South African Ambassador to Romania
- In office 2014–2016
- President: Jacob Zuma
- Preceded by: Duduzile Moerane Khoza
- Succeeded by: Jabu Mbalula

Deputy General Secretary of the African National Congress
- In office 1997–2004

Member of the National Assembly of South Africa
- In office 29 April 1994 – 2 June 1999

Personal details
- Born: 7 November 1950 (age 75) Soweto, Johannesburg, Republic of South Africa

= Thenjiwe Mtintso =

South African politician (born 1950)

Thenjiwe Mtintso (born 7 November 1950) is a South African anti-apartheid activist, politician and ambassador who has held senior positions within the African National Congress (ANC), the South African Communist Party (SACP), and is a veteran of uMkhonto we Sizwe (MK).

== Life ==
Thenjiwe was born and raised in Soweto, Johannesburg. She is daughter to Hanna " MaRadebe" Mtintso and Gana Makabeni, who also served as a trade unionist and member of the African National Congress (ANC). Thenjiwe became a student activist in the South African Student Organisation (SASO) and Black Consciousness Movement (BCM) during her studies at the University of Fort Hare.

One of Thenjiwe's most notable encounters with the Apartheid law, was when she was arrested in October 1976. While still in detention, she was charged with a 5-year ban in December 1976. Following 282 days in jail, she and Joyce Mokhesi were released.

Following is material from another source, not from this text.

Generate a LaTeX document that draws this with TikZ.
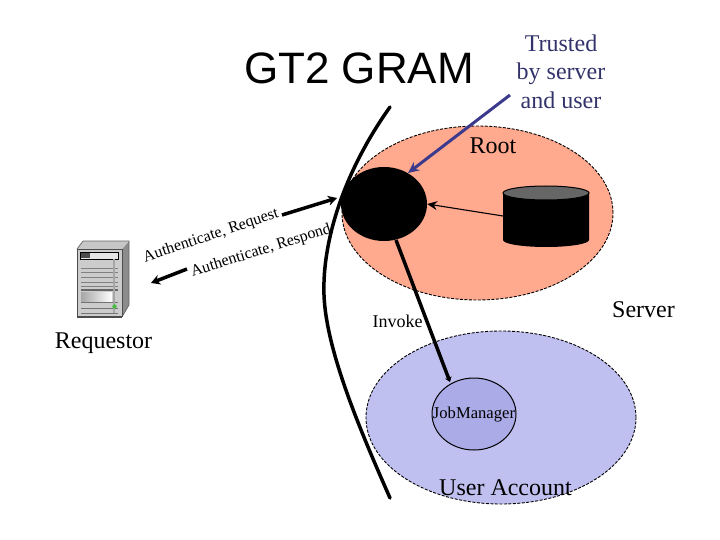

In 1977, when Steve Biko, an activist with whom she had worked with, was murdered by the police while being held in custody, she went into exile. In the wake of Biko's death, she moved to Lesotho to join Umkhonto we Sizwe (Zulu and Xhosa: "Spear of the Nation"), the armed wing of the ANC, and the SACP.

She was elected to Parliament following South Africa's first multiracial elections in 1994, she was Chair of the Commission of Gender Equality in 1997. Since 2007, she has served as South Africa's ambassador to Cuba (2003–2008), Italy (2009–2012), Romania (2014–2016), and Spain (2019–2022).